どれだけ彰が「晶子になろうとも」、やはり、どうしたって、”本当に晶子じゃない”以上、それらの要素はどうしても拭いきれない。消し去れない。そもそもの起源を覆すことはできない。何もかもを仮想化させて彰は「晶子」になっても、消え去らない起源という残余がそこに残り続ける。

そして、それに追いつかれるし、それに向き合う。

仮想化できないというものを、そうなのだから仮想化せずに、そこに足場があると承知のままで(というか、そこに足場があるからこそ、彰にとってもプレイヤーにとっても、この状況でそれらが「残余」となる)、ここに居続ける。それらが「他人の迷惑」になっていることを彼は承知しているが故に、それらに嘘をつかない。
その起源からは徹底して逃れられない。実は男であるということと、あくまでも妹の代わりの一時的なものであるということと、ここにいる(女装してルピナスにいる)のは妹のためだということ。
”そもそも”の部分ですね。これを覆したら、彰=晶子も存在しないという、そもそも自分は何者なのか・そもそも自分は何故ここにいるのか・そもそも自分はどうしてここに居続けられるのか、という、この状況である理由。そればかりは、消し去れない。女装も、入れ替わりも、潜入も、それが真なるものではないという起源がなければ起こりえない故に、その起源だけは消すことができないということ。
性別・理由動機・期間――この話が終わる理由は、はじめから定められていたものによってである。
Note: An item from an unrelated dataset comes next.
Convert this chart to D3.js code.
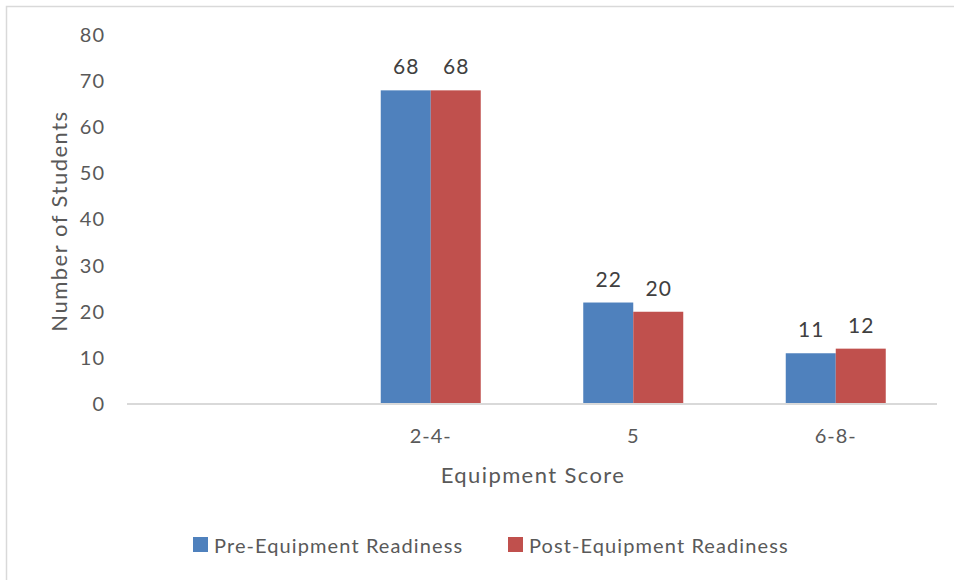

これがこのゲームの素晴らしさの一つですね。この世界―――ルピナスに晶子として居るという「楽園」を、ただ楽園のまま逃避的に受け入れるのではなく、しっかりと、そこにある問題に目を向けている。そこにある、というより、”何ものにもある”と言い換えられましょうか。起源という問題、仮想化しきれない残余という問題は必ずある。どんなものにだって、はじまりははじまりとして永遠に残り、それが(たとえ目に見えない残余だろうとも)捕らえ続ける。
そのことを誤魔化さないところが、一つの良さではないでしょうか。

嘘っぱちの楽園は永遠には続かない。
けれど、そこで起こったこと・得たことは、(この後の恋人関係のように)後々まで続いていく。
つまり「嘘」で入り込んだ世界でも、そこで得たことは「本物」である。それを嘘の自分ではなく、本物の自分で引き受ければ――それは後々まで続いていく。

当たり前と言えばあたりまえなんですけど、そこに誤魔化しを入れないこと――楽園を壊すことに躊躇しないことが、個人的にはすごく好きです。はじめからある種の限定空間として侵入した「晶子になってルピナスでの生活」という、”いつか終わる空間に他人になりすまして入る”というもの――それは謂わば「プレイヤー」におけるゲームと同じようなものである。いつか終わる空間に主人公役として入り込む(あるいはときメモ系なら、自身のシミュラークルを送り込むとでも言ったところか)。それが終わる理由は”そもそも”の、起源の部分である――起源の部分に、終了の限界が既に構築されているのだけれど、だけれど、だからこそ。終わるからこそ、そして全てが無かった事になるのではなく、彰なら恋人として、我々なら経験として、そこでの出来事や出会いや日々が続いていくからこそ、それは素晴らしいものになるのだ。元の足場から離れたところにあるものは、決して、自分に無意味な何かで在り続けるワケではないということなのだから。